- TO BE DONE
Reproduce the listing below exactly, minus its pictures.
:::
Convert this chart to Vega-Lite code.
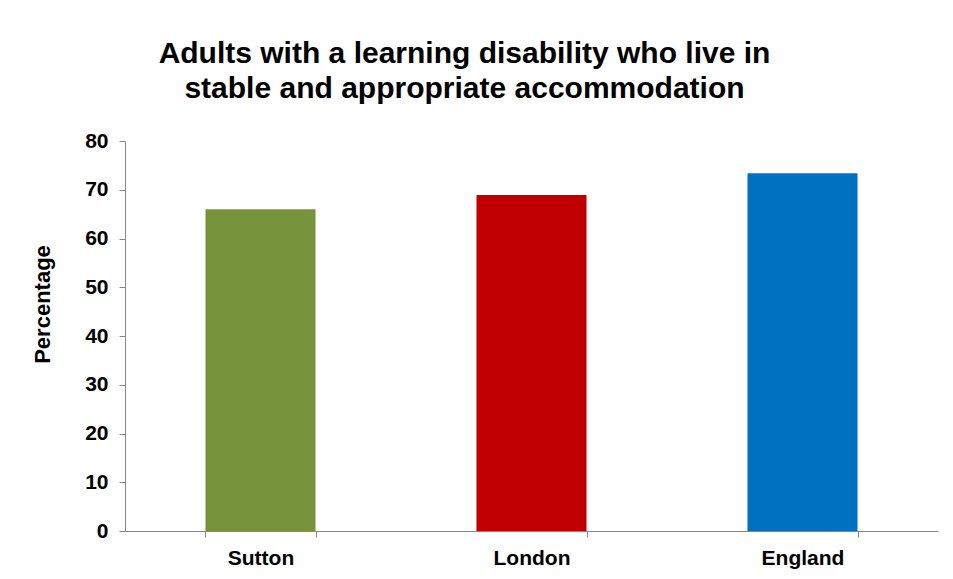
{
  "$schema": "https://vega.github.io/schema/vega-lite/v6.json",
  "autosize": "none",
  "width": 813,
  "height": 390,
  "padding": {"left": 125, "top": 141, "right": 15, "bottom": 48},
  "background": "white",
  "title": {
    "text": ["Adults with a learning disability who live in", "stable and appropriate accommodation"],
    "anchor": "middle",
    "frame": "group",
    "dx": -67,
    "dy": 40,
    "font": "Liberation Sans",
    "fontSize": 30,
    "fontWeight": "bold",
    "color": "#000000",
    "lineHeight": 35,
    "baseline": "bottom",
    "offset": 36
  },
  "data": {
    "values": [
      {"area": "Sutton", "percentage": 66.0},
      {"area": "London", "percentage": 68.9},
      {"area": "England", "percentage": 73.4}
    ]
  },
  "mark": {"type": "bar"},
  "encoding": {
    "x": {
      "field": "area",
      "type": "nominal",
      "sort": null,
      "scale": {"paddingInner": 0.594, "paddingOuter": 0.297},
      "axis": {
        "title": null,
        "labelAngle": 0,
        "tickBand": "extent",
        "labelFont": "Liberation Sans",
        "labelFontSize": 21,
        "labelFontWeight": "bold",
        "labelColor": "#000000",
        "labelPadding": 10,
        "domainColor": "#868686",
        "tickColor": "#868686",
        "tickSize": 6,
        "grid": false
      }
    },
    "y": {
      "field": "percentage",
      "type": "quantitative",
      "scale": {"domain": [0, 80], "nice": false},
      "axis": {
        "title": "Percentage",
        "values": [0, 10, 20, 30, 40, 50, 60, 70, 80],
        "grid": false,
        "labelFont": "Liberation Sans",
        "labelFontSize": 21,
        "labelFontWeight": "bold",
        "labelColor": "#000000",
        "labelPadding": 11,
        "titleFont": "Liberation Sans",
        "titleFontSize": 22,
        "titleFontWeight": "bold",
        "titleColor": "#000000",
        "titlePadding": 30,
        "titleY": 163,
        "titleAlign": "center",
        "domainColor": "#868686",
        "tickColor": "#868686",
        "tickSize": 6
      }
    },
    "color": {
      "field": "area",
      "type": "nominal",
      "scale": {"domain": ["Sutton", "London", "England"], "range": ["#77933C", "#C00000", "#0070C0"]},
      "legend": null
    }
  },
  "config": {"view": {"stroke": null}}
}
:::
- RESPONSE TO THIS TASK
Convert this chart to Vega-Lite code.
{
  "$schema": "https://vega.github.io/schema/vega-lite/v6.json",
  "autosize": "none",
  "width": 813,
  "height": 390,
  "padding": {"left": 125, "top": 141, "right": 15, "bottom": 48},
  "background": "white",
  "title": {
    "text": ["Adults with a learning disability who live in", "stable and appropriate accommodation"],
    "anchor": "middle",
    "frame": "group",
    "dx": -67,
    "dy": 40,
    "font": "Liberation Sans",
    "fontSize": 30,
    "fontWeight": "bold",
    "color": "#000000",
    "lineHeight": 35,
    "baseline": "bottom",
    "offset": 36
  },
  "data": {
    "values": [
      {"area": "Sutton", "percentage": 66.0},
      {"area": "London", "percentage": 68.9},
      {"area": "England", "percentage": 73.4}
    ]
  },
  "mark": {"type": "bar"},
  "encoding": {
    "x": {
      "field": "area",
      "type": "nominal",
      "sort": null,
      "scale": {"paddingInner": 0.594, "paddingOuter": 0.297},
      "axis": {
        "title": null,
        "labelAngle": 0,
        "tickBand": "extent",
        "labelFont": "Liberation Sans",
        "labelFontSize": 21,
        "labelFontWeight": "bold",
        "labelColor": "#000000",
        "labelPadding": 10,
        "domainColor": "#868686",
        "tickColor": "#868686",
        "tickSize": 6,
        "grid": false
      }
    },
    "y": {
      "field": "percentage",
      "type": "quantitative",
      "scale": {"domain": [0, 80], "nice": false},
      "axis": {
        "title": "Percentage",
        "values": [0, 10, 20, 30, 40, 50, 60, 70, 80],
        "grid": false,
        "labelFont": "Liberation Sans",
        "labelFontSize": 21,
        "labelFontWeight": "bold",
        "labelColor": "#000000",
        "labelPadding": 11,
        "titleFont": "Liberation Sans",
        "titleFontSize": 22,
        "titleFontWeight": "bold",
        "titleColor": "#000000",
        "titlePadding": 30,
        "titleY": 163,
        "titleAlign": "center",
        "domainColor": "#868686",
        "tickColor": "#868686",
        "tickSize": 6
      }
    },
    "color": {
      "field": "area",
      "type": "nominal",
      "scale": {"domain": ["Sutton", "London", "England"], "range": ["#77933C", "#C00000", "#0070C0"]},
      "legend": null
    }
  },
  "config": {"view": {"stroke": null}}
}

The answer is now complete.